Like those bands, Merrimack uses an instantly recognizable formula of hellish blasts, razor sharp riffs, and tortured harsh rasps. Merrimack leans towards the heavier side of black metal; the bass is nice and audible and the band slows down occasionally to sinister effect. Omegaphilia also has a really smart use of melody; they’re used to build songs early and repeat when the song reaches its crescendo. The band keeps the melodies subtle, but use them to build fantastic tracks like the opener “Cauterizing Cosmos.” Another highlight of the album is Blastum’s (that’s really his stage name) drumming.
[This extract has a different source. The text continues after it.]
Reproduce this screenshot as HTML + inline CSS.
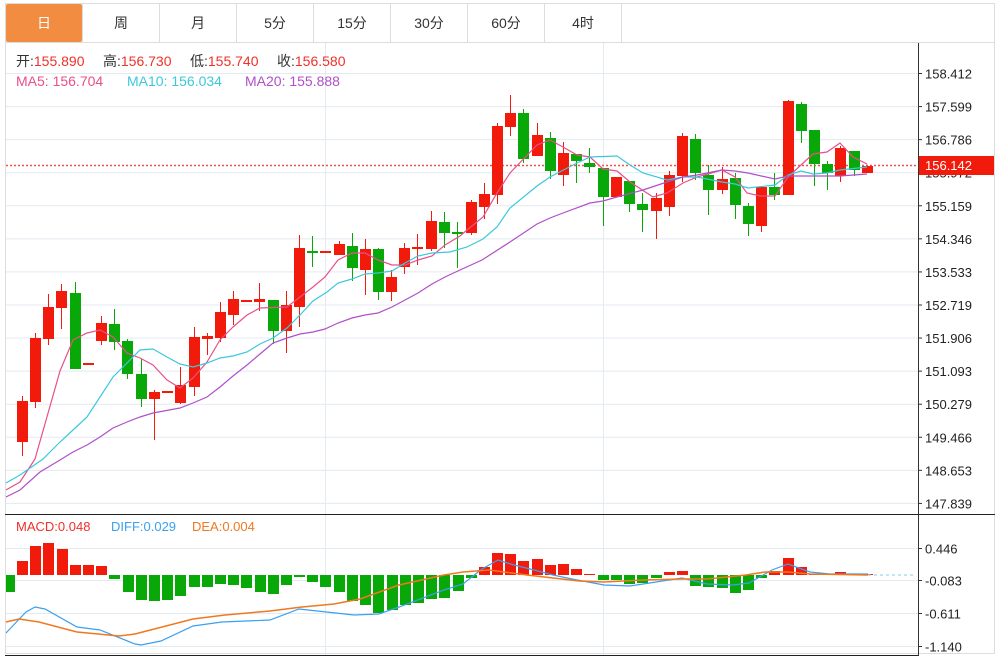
<!DOCTYPE html>
<html><head><meta charset="utf-8"><style>
body{margin:0;width:1003px;height:658px;background:#fff;overflow:hidden;font-family:"Liberation Sans","Noto Sans CJK SC",sans-serif;}
svg{position:absolute;left:0;top:0}
</style></head><body>
<svg id="s" width="1003" height="658" xmlns="http://www.w3.org/2000/svg" font-family="Liberation Sans, Noto Sans CJK SC, sans-serif">
<rect x="5.5" y="3.5" width="989" height="650" fill="#fff" stroke="#ddd"/>
<line x1="5" y1="42.5" x2="995" y2="42.5" stroke="#ddd"/>
<rect x="6" y="4" width="76" height="38" fill="#f28c40" rx="2"/>
<g stroke="#ddd"><line x1="82.5" y1="4" x2="82.5" y2="42"/><line x1="159.5" y1="4" x2="159.5" y2="42"/><line x1="236.5" y1="4" x2="236.5" y2="42"/><line x1="313.5" y1="4" x2="313.5" y2="42"/><line x1="390.5" y1="4" x2="390.5" y2="42"/><line x1="467.5" y1="4" x2="467.5" y2="42"/><line x1="544.5" y1="4" x2="544.5" y2="42"/><line x1="621.5" y1="4" x2="621.5" y2="42"/></g>
<g font-size="14" text-anchor="middle" fill="#333"><text x="44" y="28" fill="#fff">日</text><text x="121" y="28">周</text><text x="198" y="28">月</text><text x="275" y="28">5分</text><text x="352" y="28">15分</text><text x="429" y="28">30分</text><text x="506" y="28">60分</text><text x="583" y="28">4时</text></g>
<g id="grid" stroke="#e3eaf0"></g>
<line x1="918.5" y1="43" x2="918.5" y2="656" stroke="#333"/>
<line x1="5" y1="514.5" x2="995" y2="514.5" stroke="#222"/>
<line x1="5" y1="655.5" x2="918" y2="655.5" stroke="#222"/>
<g font-size="14">
<text x="16" y="66" fill="#333">开:<tspan fill="#f0302a">155.890</tspan></text>
<text x="103" y="66" fill="#333">高:<tspan fill="#f0302a">156.730</tspan></text>
<text x="190" y="66" fill="#333">低:<tspan fill="#f0302a">155.740</tspan></text>
<text x="277" y="66" fill="#333">收:<tspan fill="#f0302a">156.580</tspan></text>
<text x="16" y="86" fill="#e8508a">MA5: 156.704</text>
<text x="127" y="86" fill="#3cc8dc">MA10: 156.034</text>
<text x="245" y="86" fill="#b050c8">MA20: 155.888</text></g>
<g font-size="13"><text x="16" y="531" fill="#f0302a">MACD:0.048</text><text x="111" y="531" fill="#3aa0f0">DIFF:0.029</text><text x="192" y="531" fill="#f07820">DEA:0.004</text></g>
<g id="ax" font-size="13" fill="#222"></g>
<line x1="6" y1="165.5" x2="918" y2="165.5" stroke="#f05050" stroke-dasharray="2,2" stroke-width="1.5"/>
<g id="c"></g>
<g id="m" fill="none" stroke-width="1.2"></g>
<rect x="919" y="156" width="75" height="19" fill="#f21a0a"/>
<text x="925" y="170" font-size="13" fill="#fff">156.142</text>
</svg>
<script>
var NS="http://www.w3.org/2000/svg";
function el(p,t,a,txt){var e=document.createElementNS(NS,t);for(var k in a)e.setAttribute(k,a[k]);if(txt)e.textContent=txt;document.getElementById(p).appendChild(e);return e;}
var labs=["158.412","157.599","156.786","155.972","155.159","154.346","153.533","152.719","151.906","151.093","150.279","149.466","148.653","147.839"];
labs.forEach(function(l,i){var y=73.5+i*33.07;el("grid","line",{x1:6,x2:918,y1:y,y2:y});el("ax","line",{x1:918,x2:922,y1:y,y2:y,stroke:"#333"});el("ax","text",{x:925,y:y+5},l);});
[["0.446",548],["-0.083",580],["-0.611",613],["-1.140",646]].forEach(function(a){var y=a[1]+.5;el("grid","line",{x1:6,x2:918,y1:y,y2:y});el("ax","line",{x1:918,x2:922,y1:y,y2:y,stroke:"#333"});el("ax","text",{x:925,y:y+5},a[0]);});
[325.5,603.5].forEach(function(x){el("grid","line",{x1:x,x2:x,y1:43,y2:655});});
var C=[[22,442,401,396,456,1],[35,402,338,333,408,1],[48,339,307,294,345,1],[61,308,291,284,329,1],[75,293,369,282,369,0],[88,363,363,363,363,1],[101,341,323,316,345,1],[114,324,342,309,350,0],[127,341,374,339,379,0],[141,374,399,359,407,0],[154,399,392,390,440,1],[167,391,391,391,391,1],[180,403,385,367,404,1],[194,387,337,327,396,1],[207,339,336,333,355,1],[220,338,312,302,342,1],[233,315,299,291,325,1],[246,300,300,300,300,1],[259,302,299,283,311,1],[273,300,331,300,344,0],[286,331,305,291,353,1],[299,307,248,235,327,1],[312,251,252,236,267,0],[325,251,251,251,251,1],[339,255,244,241,255,1],[352,246,268,233,281,0],[365,270,249,239,295,1],[378,249,292,248,300,0],[391,292,277,270,301,1],[404,267,248,243,274,1],[417,249,247,234,265,1],[431,249,221,211,251,1],[444,222,233,212,248,0],[457,232,233,222,268,0],[471,233,202,200,235,1],[484,207,194,183,219,1],[497,195,126,123,204,1],[510,127,113,95,136,1],[523,113,159,109,163,0],[537,156,135,123,156,1],[550,138,171,132,179,0],[563,175,153,142,186,1],[576,154,161,154,183,0],[589,163,167,148,173,0],[603,168,197,168,226,0],[616,197,177,177,197,1],[629,181,204,181,212,0],[642,204,210,193,232,0],[656,211,198,193,239,1],[669,207,175,171,216,1],[682,176,136,133,182,1],[695,139,173,134,180,0],[708,175,190,165,215,0],[722,190,179,167,194,1],[735,178,205,173,219,0],[748,206,224,203,236,0],[761,226,187,186,232,1],[774,187,195,173,200,0],[788,195,101,100,195,1],[801,104,131,102,143,0],[814,130,164,130,186,0],[827,164,173,161,190,0],[840,176,148,146,182,1],[854,151,170,151,176,0],[867,173,166,166,173,1]];
C.forEach(function(c){var col=c[5]?"#f21a0a":"#08a808";var t=Math.min(c[1],c[2]),b=Math.max(c[1],c[2]);
el("c","line",{x1:c[0]+.5,x2:c[0]+.5,y1:c[3],y2:c[4],stroke:col});
el("c","rect",{x:c[0]-5,y:t,width:11,height:Math.max(b-t,2),fill:col});});
var Z=575;
var H=[[9,592],[22,561],[35,546],[48,543],[62,549],[75,565],[88,565],[101,566],[114,579],[128,592],[141,600],[154,601],[167,600],[180,596],[194,587],[207,587],[220,584],[233,585],[246,588],[260,592],[273,594],[286,585],[299,577],[312,582],[325,587],[339,592],[352,601],[365,605],[378,613],[392,610],[405,605],[418,603],[431,599],[444,598],[458,591],[471,578],[484,567],[497,553],[510,554],[523,561],[537,559],[550,565],[563,564],[576,569],[589,574],[603,580],[616,580],[629,584],[642,583],[656,578],[669,572],[682,571],[695,586],[708,587],[722,588],[735,593],[748,590],[761,578],[774,571],[788,558],[801,567],[814,574],[827,574],[840,572],[854,574],[867,574]];
H.forEach(function(h){var y=h[1];var up=y<Z;var x0=Math.max(h[0]-5,6);el("c","rect",{x:x0,y:Math.min(y,Z),width:h[0]+6-x0,height:Math.max(Math.abs(y-Z),1),fill:up?"#f21a0a":"#08a808"});});
function pl(pts,col,extra){var a={points:pts,stroke:col};for(var k in extra)a[k]=extra[k];el("m","polyline",a);}
pl("6,490 20,482 35,459 60,371 73,340 87,333 100,330 113,337 127,353 140,358 153,365 167,380 180,388 193,378 207,362 220,340 233,327 247,315 260,308 287,307 300,297 313,287 325,277 338,260 352,253 365,253 378,260 392,265 405,265 418,260 432,256 445,245 460,236 467,230 483,217 497,193 510,173 537,145 550,140 563,147 577,155 590,157 603,169 617,171 630,182 653,197 667,193 683,183 697,177 722,170 735,177 747,193 760,196 775,196 788,177 801,165 813,154 827,152 840,143 853,157 867,164","#e8508a");
pl("6,483 20,475 43,459 60,442 73,430 87,417 100,397 113,377 127,363 140,350 153,349 167,357 180,364 193,367 207,363 220,358 233,356 247,352 260,344 273,338 287,328 300,315 313,301 327,292 338,283 352,279 365,274 378,273 392,271 405,263 418,256 432,253 450,252 467,247 483,239 497,227 510,208 537,186 550,177 577,163 590,157 617,156 630,165 643,173 667,180 683,177 697,177 722,182 735,184 748,188 775,185 788,175 801,171 813,174 827,173 840,170 867,167","#3cc8dc");
pl("6,497 20,490 40,472 60,460 73,452 87,445 100,437 113,428 127,422 140,417 153,413 180,408 193,403 207,397 220,387 233,376 247,365 260,354 273,343 287,338 300,334 313,332 325,329 338,323 352,318 365,315 378,313 392,307 405,300 418,293 432,284 445,277 460,270 482,260 510,242 537,224 550,218 563,213 590,203 603,201 617,197 643,190 667,182 683,177 697,175 722,170 735,171 748,173 775,179 788,176 813,176 840,176 867,174","#b050c8");
pl("6,633 26,612 35,607 45,609 77,627 100,630 135,644 141,645 161,641 193,626 222,622 270,620 299,609 354,615 379,614 399,607 444,590 463,584 482,569 498,560 514,565 534,570 553,575 572,579 604,585 630,586 643,584 682,578 707,584 733,585 749,583 772,570 788,564 810,572 830,574 868,574","#3aa0f0");
pl("6,622 19,619 39,622 77,632 119,636 135,634 193,619 225,615 270,611 302,607 334,604 360,599 399,585 444,575 463,572 489,570 527,575 579,581 604,582 643,580 682,579 707,579 746,575 765,572 788,572 810,574 868,575","#f07820",{"stroke-width":1.5});
pl("868,575 916,575","#9ad8f0",{"stroke-dasharray":"3,3"});
</script>
</body></html>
His blasts are one thing, but he employs some really intricate cymbal work, reminiscent of Darkside’s drumming on Mgła’s Exercises in Futility.
But Omegaphilia has some problems, and to some extent they’re the same issues that plagued 2012’s The Acausal Mass and 2009’s Grey Rigorism. The album has some bloat; songs feel too long at times and the band’s penchant for dragging things out is still present. It’s also a little inconsistent; the opening three tracks are monsters, and the epic closer “At the Vanguard of Deception” is great too, but the middle of the album isn’t quite as strong. But these flaws are far more muted on Omegaphilia than they have been on the previous two albums and it’s a consistently better album in every way.
It took Merrimack a few albums, but the promise they showed on Of Entropy and Life Denial has finally reared its head again. Omegaphilia in that sense is a triumph and it’s the sound of a band overcoming adversity and delivering an album that’s an easy recommendation for fans of traditional black metal.